Apologies to those of you do manage to perform real, data-driven economics research in the midst of the swamp.
Chris F.
Mountain View, CA
Be careful how you describe ones self there Chris. Our definition of a scientist is simply a failed engineer, that was going to be your outcome. Now how do we know if the scientist is on the path to insanity? Well if he tries over and over again, and expects the same results, he is on the path to insanity.
Now paying for this type of behavior, to expose itself, could be considered worse than that. But lawmakers and regulators encouraged it so that is why we hear so much about it today.
Few journalists in the biz these days. What we have today, in many– or most– instances is stenographers. They betray to history of journalism.
Sorry–read: “the history”
These are the people who used The Patriot Act (Your tax money to wipe you out), empowered NSA, or whomever, to basically do what CRIMINALS used to have to do in the dead of the night – pick through your garbage to get personal information on you – and then their trillion FIAT $$$$ investments in computing gizmos paid off big when they launched the ultimate algorithm:
More misery for others = More $$$$ for ME ME ME
http://www.huffingtonpost.com/2014/02/18/wall-street-secret-society_n_4806131.html
pass the lipstick on a pig…
they hand-picked the Pope, also….
I thought that the thrust of Kristof’s argument – assertion according to you:-) – is not the shortage of op-eds by professors, but the kind of published research that has taken hold of academic work. It lacks easy accessibility because of the highly mathematized methodology and embrace of jargon. It becomes part of the institutional structure of the universities to encourage such work, in order to receive prestige and funding. All this is observable in many cases and it is certainly not the fault of the individual practitioners. They will do what they are trained for and where the prize lies. But a change to policy-oriented and publicly meaningful rhetoric is called for in most fields, including economics. The days when the political economists could “explain” issues to lay people are rare now. The high priests seem reluctant to sully their keyboards with such ordinary stuff.
Blame big business for sure. I don’t know how much judgment can journalists bring to picking and choosing, except based on their own ideology. Then they will sure be accused of being unbalanced. Krugman on his blog has made some interesting comments about this.
http://krugman.blogs.nytimes.com/2014/02/17/the-trouble-with-being-abstruse-slightly-wonkish/?

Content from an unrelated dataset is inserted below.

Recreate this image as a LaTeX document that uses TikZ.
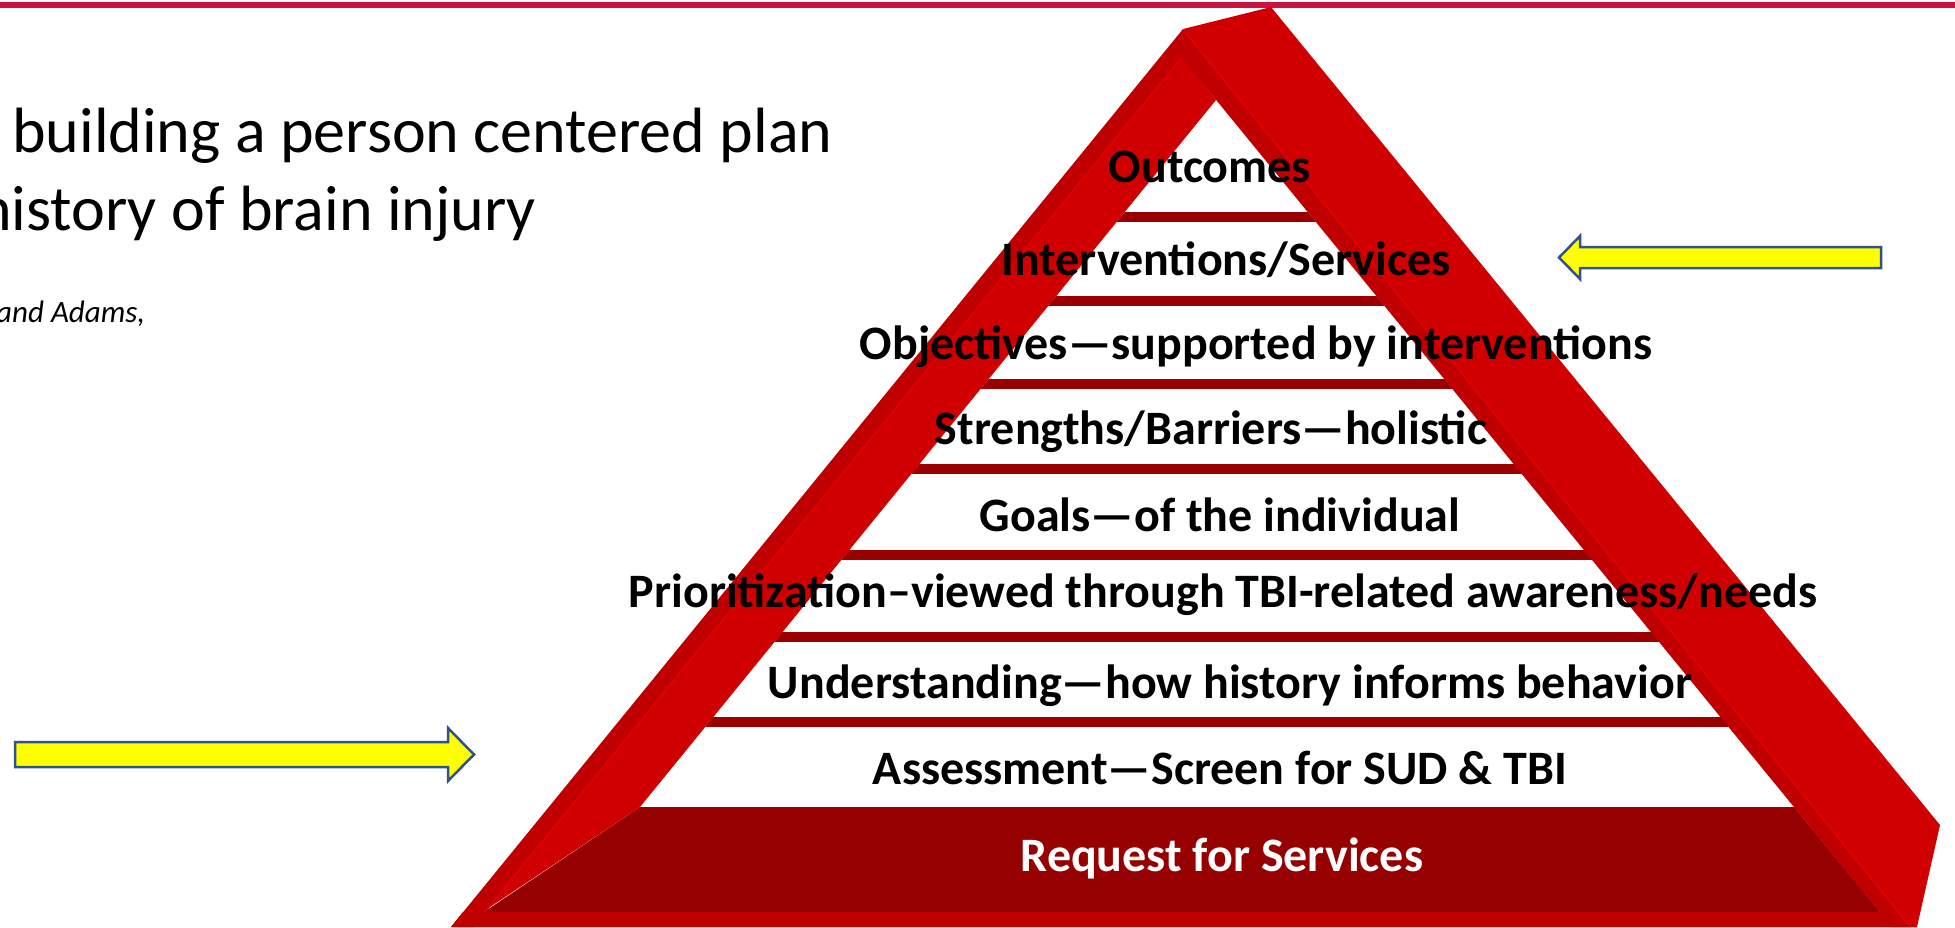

I see your point and I disagree with his example of economics. I have noticed less engagement by academics in public controversies and politics than in the 1970s. There is more public policy research to be sure. However, fewer academics are seriously active in politics and making their voices heard on the local and state level. The op-ed is important; however, greater impact would result from academics collaborating with emerging political forces. This happens best below the national level. Collaborating with non-academics will change how academics “talk” and think about policy change.